Prepare your content for the campaign launch
When you’re considering those channels, you’ll also be directly considering the type of content that you’re going to be publishing. That might be a detailed, long form piece of content on your blog, it could be photos and captions on Instagram, it might be an explainer video; there are a myriad of content options to choose from. Once again, understanding your audience is key.
Monitor and optimize your campaign
Marketing campaigns are never going to be launched and forgotten. That’s not in their nature. If you launch a campaign and then don’t pay any attention to it afterwards you’re almost certainly going to be leaving money on the table. Data and analytics are everything in performance marketing. There’s almost always room for improvement. Look at what’s working and consider scaling it, find what’s not and reiterate or ditch it. Once you find those best sources for leads or sales it only makes sense to look to leverage it further.
Evaluate and pivot as needed
Once you reach the end of a campaign, it’s time to reflect. Look over what went well, what didn’t and get ready to adapt it for next time. This usually happens with unsuccessful campaigns as people search for what went wrong, but this is just as valuable a process when campaigns go well.
5 Most Popular Channels for Performance Marketing Campaigns
There’s no need to reinvent the wheel when it comes to performance marketing. After all these have been successful campaigns for thousands of startups out there. The real trick is finding the right channel and campaign that works for your specific company.
Facilitated by some of the biggest names in the public sphere, social media marketing is arguably one of the most popular performance marketing campaigns out there. Many marketers will offer social media marketing but the main issue is that it’s easy to run campaigns on social media but difficult to make them produce results.
When embarking on a campaign like this, you’ll be looking to achieve traffic to your website or pages, increased brand awareness and eventually customers, sales and leads. You’ll typically measure CPC, CPS, CPL and more channel specific actions such as Likes (Facebook) or Followers (Twitter).
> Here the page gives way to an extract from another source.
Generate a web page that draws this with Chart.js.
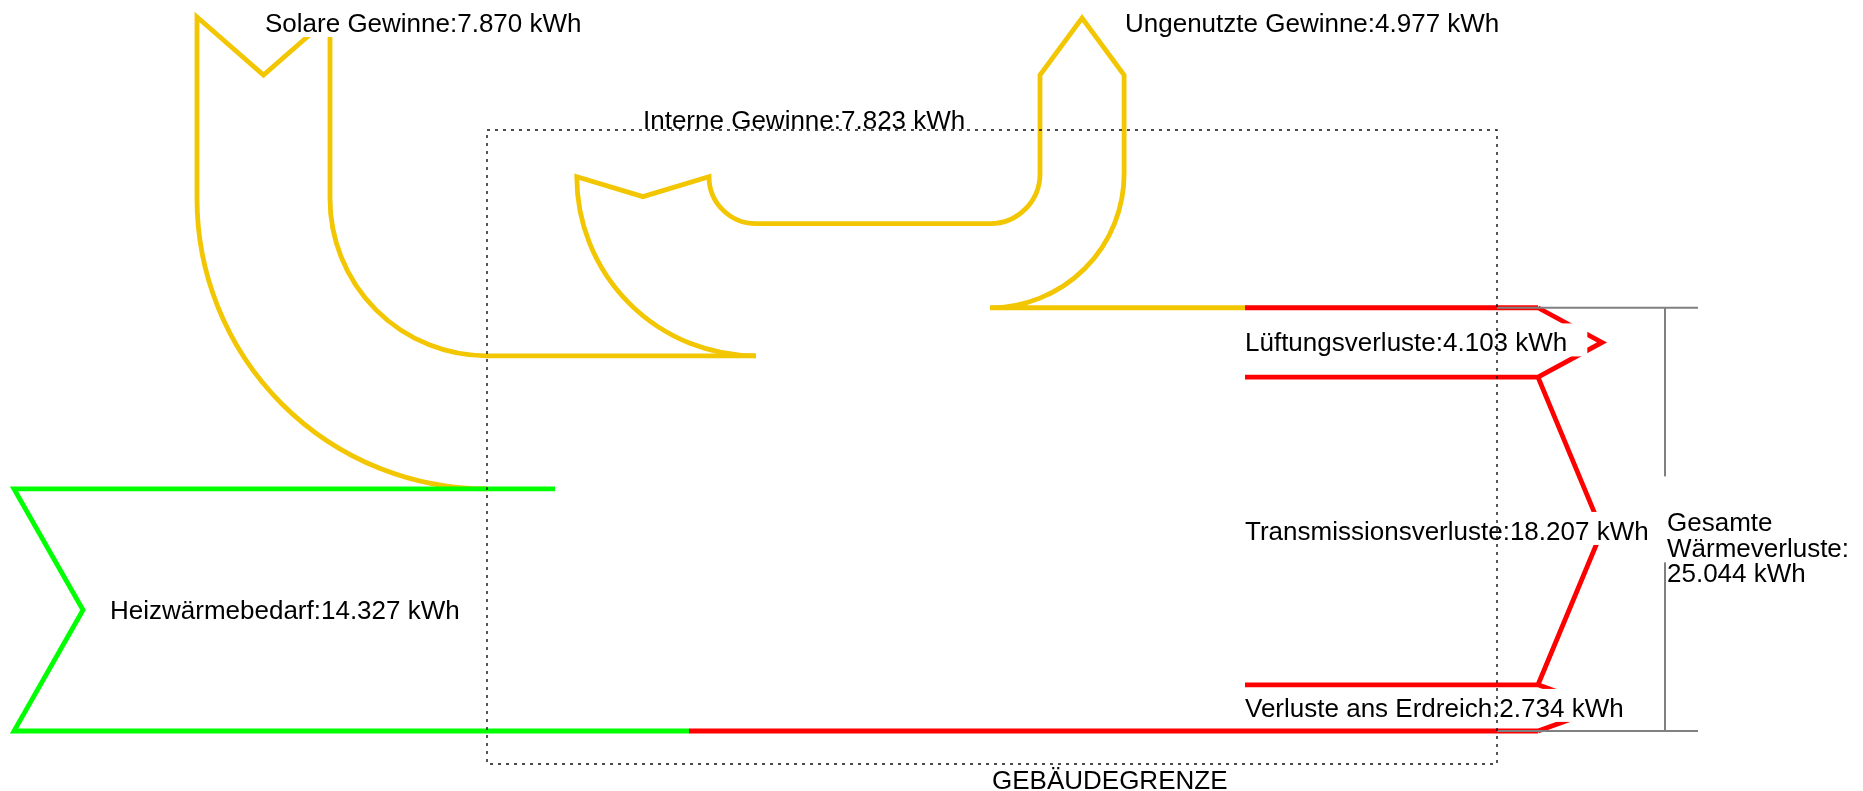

Facebook ads usually run at about £1.72 per click. You’ll also find metrics such as CPx - where you’re charged per x number of times people have seen or interacted with your advert. Facebook tends to be more expensive than Instagram for this metric.
Platforms that facilitate social media marketing:
When the average member of the general public thinks about online advertising, display advertising is usually what they’re seeing in their heads. After all, display advertising is why things like AdBlockers are so popular… These are the image, audio and video ads that are displayed on websites across the internet, they might come in the form of banners, sidebars or rich media.
When it comes to performance marketing, display advertising isn’t usually thought of in the same sector. As you can imagine, the typical clickthrough rate and actions taken using display advertising is relatively low. Many use it as a way to drive brand awareness rather than gunning for actions or conversions. But, the savvy marketer will look for specific and targeted opportunities for display marketing rather than a blanket approach. Find out the websites where you customers hang out and then target them with display advertising on there for the best results.
If you were to use Google’s platform you might expect to pay up to around $0.58 per click on average.
Platforms that facilitate display advertising:
- Google Marketing Platform
Search Engine Marketing (SEM)
Not to be confused with SEO, SEM is one of the most popular forms of digital marketing out there and justifiably so. The average person will come across results from search engine marketing campaigns multiple times a day.
Google, Bing and Yahoo all offer search engine marketing platforms and make it simple to set up campaigns. Sensible targeting and regular auditing of accounts can create incredible results. Head over to one of the search engines and search for a service, product or place and you’ll likely see the ads at the top of the SERP.
The majority of campaigns will be focused on CPC, where you’re charged for each time someone clicks the ad. In fact, you’re almost always only charged when someone clicks an advert. But SEM has become far more sophisticated in recent times, you’ll now be able to base campaigns on ROAS (Return on Ad Spend), conversions (based on trackers on your website) and more.
Looking purely at CPC can give a false impression, and it really comes down to what the user finds when they get to your website, but typically you’ll be charged $2.32 a click with a cost per action of around $59.18. Meaning that you’ll likely have a conversion rate somewhere in the region of 3.9% on average.
Platforms that facilitate SEM:
- Google Ads
Whilst there are affiliate marketing platforms or marketplaces who connect people together, most affiliate marketing is completed through direct partnerships between marketers and businesses. A marketer leverages their network and connections to drive sales or leads towards the direction of your business. They’ll then take a % of the sales that they send your way, usually on a fixed percentage basis. Many affiliates will look for schemes that increase that percentage based on their performance.
Usually found on blog platforms, YouTube, live streams and other forms of social media. These are the pieces of content delivered on popular channels by those with large followings that are sponsored by a business or company. They’ll usually share the product they want them to promote, request that they regularly mention the product or service, sell it and hope that sales come from the kudos that is passed on.
The majority of popular YouTubers will promote sponsored content, Instagram is littered with sponsored content and other platforms follow their lead. It’s now the law in many countries that channels have to state when a piece of content is promoted by a business. The same goes for affiliate marketing.
The costs of sponsored content vary massively. This is usually always down to the audience size and popularity of the channel. Many of the larger channels will have specific routes and methods to follow to get a piece of content sponsored. Smaller providers will usually respond to direct messages and provide price lists, even if they make it up on a case by case basis.
Performance Marketing Strategy Recap
The most important principle here is that performance marketing will only work if you are crystal clear from the outset. Get your expected outcomes clear from the start and you’ll hit your goals at ease.
- Get your goals crystal clear
- Identify the right channel for your business
- Create appropriate content
- Keep an eye on the campaign once launched, edit and adapt accordingly
- Reflect and evaluate your campaigns, successful or not.
Once you’ve planned out your campaign, considered your goals and planned the channels the next step is to launch the campaign, track the outcomes and enjoy the fruits of your labor.